In one sense, the quality, innovation and fashion awareness shown in the Herjolfsnes garments throw even more mystery on the disappearance of the settlement and the Norse colony. As Helge Ingstad observed, "Many of these garments were not worn by common people of Europe, but only by the well-to-do middle class. Altogether the finds testify to a cultivated and fairly prosperous community; certainly not to a people on the brink of extinction."

In addition to the work of Nørlund himself, the Herjolfsnes clothing has been exhaustively studied by Else Østergård in her books, Woven into the Earth and Medieval Garments Reconstructed.

== Later settlement ==
Archeologists believe that by the 16th century, the site was frequented by the Thule, though whether they settled there or simply visited to collect iron from the Norse ruins is not clear. By the time of the Danish-Norwegian re-colonization of Greenland starting in the 18th century, the former site of Herjolfsnes was known as Ikigait by local Inuit Greenlanders.
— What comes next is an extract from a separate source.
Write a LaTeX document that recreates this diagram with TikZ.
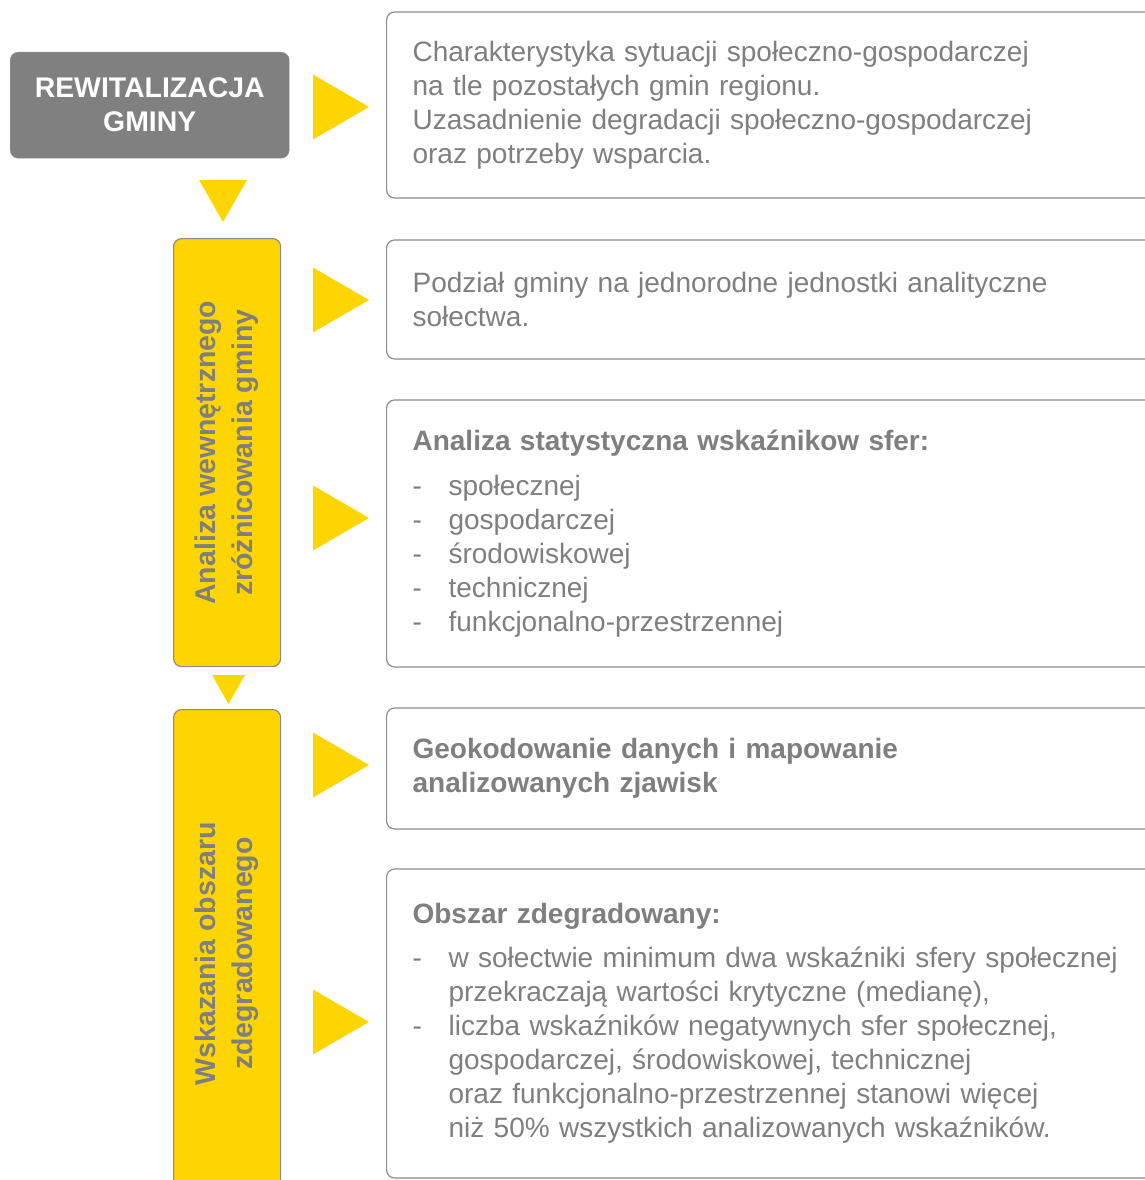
\documentclass[tikz,border=0pt]{standalone}
\usepackage{fontspec}
\setmainfont{Liberation Sans}
\usetikzlibrary{positioning, calc}
\definecolor{boxgray}{HTML}{808080}
\definecolor{txtgray}{HTML}{7F7F7F}
\definecolor{linegray}{HTML}{8C8C8C}
\definecolor{sunyellow}{HTML}{FFD500}
\newcommand{\listdash}{\makebox[36pt][l]{-}}
\newcommand{\listgap}{\makebox[36pt][l]{}}

\begin{document}
\begin{tikzpicture}[x=1pt, y=-1pt,
    headbox/.style={rectangle, rounded corners=8pt, draw=boxgray!85, fill=boxgray,
      text=white, font=\fontsize{28.4}{34}\selectfont\bfseries, align=center,
      minimum width=279pt, minimum height=106pt, inner sep=0pt, anchor=north west},
    phasebox/.style={rectangle, rounded corners=8pt, draw=linegray, line width=1.2pt,
      fill=sunyellow, minimum width=107pt, inner sep=0pt, anchor=north west},
    phaselabel/.style={rotate=90, text=txtgray, align=center,
      font=\fontsize{28.5}{37}\selectfont\bfseries},
    infobox/.style={rectangle, rounded corners=8pt, draw=linegray, line width=1.2pt,
      fill=white, text=txtgray, align=left, text width=740pt, inner xsep=26pt,
      inner ysep=0pt, anchor=west, font=\fontsize{28}{34}\selectfont},
    marker/.style={fill=sunyellow}
  ]
  \useasboundingbox (0,0) rectangle (1144,1180);

  % ---- left column ----
  \node[headbox] (head) at (10,52) {REWITALIZACJA\\GMINY};
  \node[phasebox, minimum height=428pt] (ph1) at (173,238) {};
  \node[phasebox, minimum height=488pt] (ph2) at (173,709) {};
  \node[phaselabel] (ph1txt) at (ph1.center) {Analiza wewnętrznego\\zróżnicowania gminy};
  \node[phaselabel] (ph2txt) at (ph2.center) {Wskazania obszaru\\zdegradowanego};

  % ---- right column ----
  \node[infobox, minimum height=186pt] (infoA) at (386,105)
    {Charakterystyka sytuacji społeczno-gospodarczej\\
     na tle pozostałych gmin regionu.\\
     Uzasadnienie degradacji społeczno-gospodarczej\\
     oraz potrzeby wsparcia.};
  \node[infobox, minimum height=119pt] (infoB) at (386,299.5)
    {Podział gminy na jednorodne jednostki analityczne\\
     sołectwa.};
  \node[infobox, minimum height=267pt] (infoC) at (386,533.5)
    {\textbf{Analiza statystyczna wskaźnikow sfer:}\\[11pt]
     \listdash społecznej\\
     \listdash gospodarczej\\
     \listdash środowiskowej\\
     \listdash technicznej\\
     \listdash funkcjonalno-przestrzennej};
  \node[infobox, minimum height=121pt] (infoD) at (386,768.5)
    {\textbf{Geokodowanie danych i mapowanie}\\
     \textbf{analizowanych zjawisk}};
  \node[infobox, minimum height=309pt] (infoE) at (386,1023.5)
    {\textbf{Obszar zdegradowany:}\\[10pt]
     \listdash w sołectwie minimum dwa wskaźniki sfery społecznej\\
     \listgap przekraczają wartości krytyczne (medianę),\\
     \listdash liczba wskaźników negatywnych sfer społecznej,\\
     \listgap gospodarczej, środowiskowej, technicznej\\
     \listgap oraz funkcjonalno-przestrzennej stanowi więcej\\
     \listgap niż 50\% wszystkich analizowanych wskaźników.};

  % ---- yellow pointers ----
  \foreach \ty in {107,300,518,765,1022}
    \fill[marker] (313,\ty-32.5) -- (369,\ty) -- (313,\ty+32.5) -- cycle;
  \fill[marker] (199,180) -- (247,180) -- (223,222) -- cycle;
  \fill[marker] (212,675) -- (245,675) -- (228.5,704) -- cycle;
\end{tikzpicture}
\end{document}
The Royal Greenland Trading Company operated a post on the site from 1834 to 1877, after which its inhabitants began moving to nearby Narsarmijit on the other side of the fjord, leaving the site abandoned by 1909. In 1959, Ikigait was settled once again by sheep farmer and fisherman Samuel Simonsen, until his death in 1972. A few modern concrete and wooden foundations can be seen in current photographs of the site. Herjolfsnes / Ikigait is now uninhabited.

== Fictional depiction ==
In The Greenlanders, a 1988 historical fiction novel by Jane Smiley, Herjolfsnes is depicted as being set apart from the other districts in the Eastern Settlement owing to its location and its wealthy inhabitants, who wore distinct clothing and took pride in their greater knowledge of the outside world.